1992年5月23日、17時58分、高速道路に埋められたトリット(高性能爆薬)が遠隔操作で爆発し、マフィアと真正面から戦ってきたファルコーネ判事、妻、3人の護衛官がいのちを失った。
この「遠い昔から予言されていた悲劇」に至る道に目をやるとすれば、少なくとも1986年に遡らなければならない。イタリア史上はじめてとなる、マフィア全体を相手にしたMAXI裁判が始まり、翌年1987年12月16日、当時のマフィア組織を根絶させるに充分な「模範的な」判決が下された。マフィアの19人の親分全員に無期懲役、300人を超えるマフィア組員が有罪となった。
(注:’80年代の「マフィア戦争」では、警官、裁判官、弁護士等、マフィアにとって邪魔になる人々が次々と殺害され、その数は4000人を超えていた)
元親分トンマーゾ・ブッシェッタの改心による供述をもとに、ファルコーネ判事は危険を知りつつも、敵陣の中でただ一人戦うかのような努力でこの裁判のために証拠・証言を積み重ねていった。誹謗中傷もあえて身に受けた。彼は言っていた。「隠れた中央権力(Centri occulti di potere )がわたしを爆弾でぶっ飛ばすだろうな・・・」。
「シチリアの春」と呼ばれ、「市民がわたしたちを熱狂的に応援してくれているようだ」とファルコーネにも言わせた、マフィアに対しての大勝利の後、早くも1988年に、竜の尾はファルコーネを襲った。ファルコーネ判事こそパレルモの「予審局長」に選出されることが望まれていたのに、CSM(最高司法府)は「多数決で」他者(アントニーノ・メーリ)を局長に選んだ。それは、あたかもファルコーネに対する死刑宣告でもあった。
以前から、マフィアと「隠れた中央権力」の間には、公けに口に出来ない共生システムがあるのではないかという疑惑が持たれていた。
「麻薬の売買は形跡を残さないが、金銭の動きは形跡を残す」という確信のもと、スイスでの調査も率先して実施していたファルコーネに対して、当時の法務長官ピッツィッロはこう言ってのけた。

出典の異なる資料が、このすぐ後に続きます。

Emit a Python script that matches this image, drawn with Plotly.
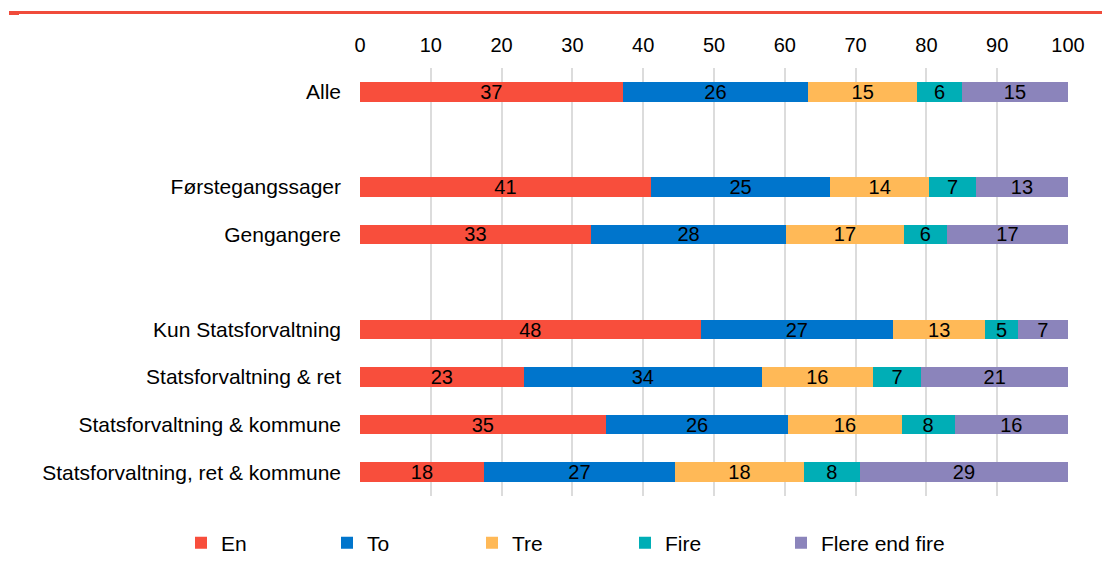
import plotly.graph_objects as go

categories = ["Alle", " ", "Førstegangssager", "Gengangere", "  ",
              "Kun Statsforvaltning", "Statsforvaltning & ret",
              "Statsforvaltning & kommune", "Statsforvaltning, ret & kommune"]

series_names = ["En", "To", "Tre", "Fire", "Flere end fire"]
en = [37.1, None, 41.1, 32.6, None, 48.1, 23.1, 34.7, 17.5]
to = [26.2, None, 25.3, 27.6, None, 27.2, 33.7, 25.8, 27.0]
tre = [15.4, None, 14.0, 16.6, None, 13.0, 15.6, 16.0, 18.2]
fire = [6.3, None, 6.6, 6.1, None, 4.6, 6.9, 7.5, 7.9]
flere = [15.0, None, 13.0, 17.1, None, 7.1, 20.7, 16.0, 29.4]
series_values = [en, to, tre, fire, flere]

colors = ["#F84E3C", "#0075CC", "#FFB957", "#00AEB6", "#8B84BB"]
x_ticks = [0, 10, 20, 30, 40, 50, 60, 70, 80, 90, 100]

FONT = "Liberation Sans, Arial, sans-serif"

# the page body has an 8px margin; figure coordinates = screen px - 8
OFF = 8
W, H = 1110 - OFF, 579 - OFF
L = 360 - OFF
R = 42
T = 68 - OFF
B = 83
pw = W - L - R
ph = H - T - B

def px_x(p):
    return (p - OFF - L) / pw

def px_y(p):
    return ((H - B) - (p - OFF)) / ph

fig = go.Figure()
legend_ids = ["legend", "legend2", "legend3", "legend4", "legend5"]
for name, vals, col, lg in zip(series_names, series_values, colors, legend_ids):
    fig.add_trace(go.Bar(
        y=categories, x=vals, name=name, orientation="h",
        marker=dict(color=col, line=dict(width=0)),
        texttemplate="%{x:.0f}", textposition="inside",
        insidetextanchor="middle", textangle=0,
        constraintext="none",
        textfont=dict(family=FONT, size=20, color="#000000"),
        hoverinfo="skip", legend=lg,
    ))

# legend text start positions (screen px)
text_px = [221, 367, 512, 665, 821]
legend_layout = {}
for lg, tx in zip(legend_ids, text_px):
    legend_layout[lg] = dict(
        x=px_x(tx - 40), xanchor="left",
        y=px_y(543), yanchor="middle",
        orientation="h", bgcolor="rgba(0,0,0,0)", borderwidth=0,
        font=dict(family=FONT, size=21, color="#000000"),
    )

fig.update_layout(
    width=W, height=H,
    margin=dict(l=L, r=R, t=T, b=B, pad=0),
    paper_bgcolor="white", plot_bgcolor="white",
    barmode="stack", bargap=0.59,
    font=dict(family=FONT, size=20, color="#000000"),
    showlegend=True,
    **legend_layout,
)

fig.update_xaxes(
    range=[0, 100], side="top", tickvals=x_ticks,
    showgrid=True, gridcolor="#DCDCDC", gridwidth=2,
    zeroline=False, showline=False, ticks="",
    tickfont=dict(family=FONT, size=20, color="#000000"),
    ticklabelstandoff=11, fixedrange=True,
)
fig.update_yaxes(
    categoryorder="array", categoryarray=categories,
    autorange="reversed", showgrid=False, zeroline=False,
    showline=False, ticks="",
    tickfont=dict(family=FONT, size=21, color="#000000"),
    ticklabelstandoff=18, fixedrange=True,
)

# red rule at the very top
fig.add_shape(type="rect", xref="paper", yref="paper",
              x0=px_x(9), x1=px_x(1110), y0=px_y(14), y1=px_y(11),
              fillcolor="#F04B3B", line=dict(width=0), layer="above")
fig.add_shape(type="rect", xref="paper", yref="paper",
              x0=px_x(9), x1=px_x(19), y0=px_y(15), y1=px_y(13),
              fillcolor="#F04B3B", line=dict(width=0), layer="above")

fig.write_html("out.html")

「シチリアの経済を破滅に追い込むだろう」。
改心者トンマーゾ・ブッシェッタは予言していた。「まずは彼のイメージを、次にその肉体を破壊するだろう」。まさしくそのシナリオ通り、1989年にはファルコーネを告発する匿名の手紙がたくさん届き、各面からの誹謗中傷は後を絶たなかった。
1989年6月20日、パレルモ郊外の海辺の町ダウラでスイスの司法関係者と会っていたファルコーネに対するダイナマイト暗殺未遂事件が起きた。これにより「隠れた中央権力」はマフィアに「指示する」こともできるようになっていたことが明らかになった。
1992年3月12日、DC(キリスト教民主党)のEU議会議員、首相経験者アンドレオッティ派でマフィアと「隠れた中央権力」のバランスを取っていたとされるサルヴォ・リーマが暗殺された。これは、新しいコーサ・ノストラ(マフィアの別名)からの宣戦布告でもあった。
誰かが、マフィアと隠れた中央権力との密接な関係をファルコーネが見つけ出すのではないかと恐れていた。それが1992年の状態だった。そして1989年に未遂で終わった暗殺を完遂させた。
2009年、「カパーチの虐殺」の司法調査が再開された。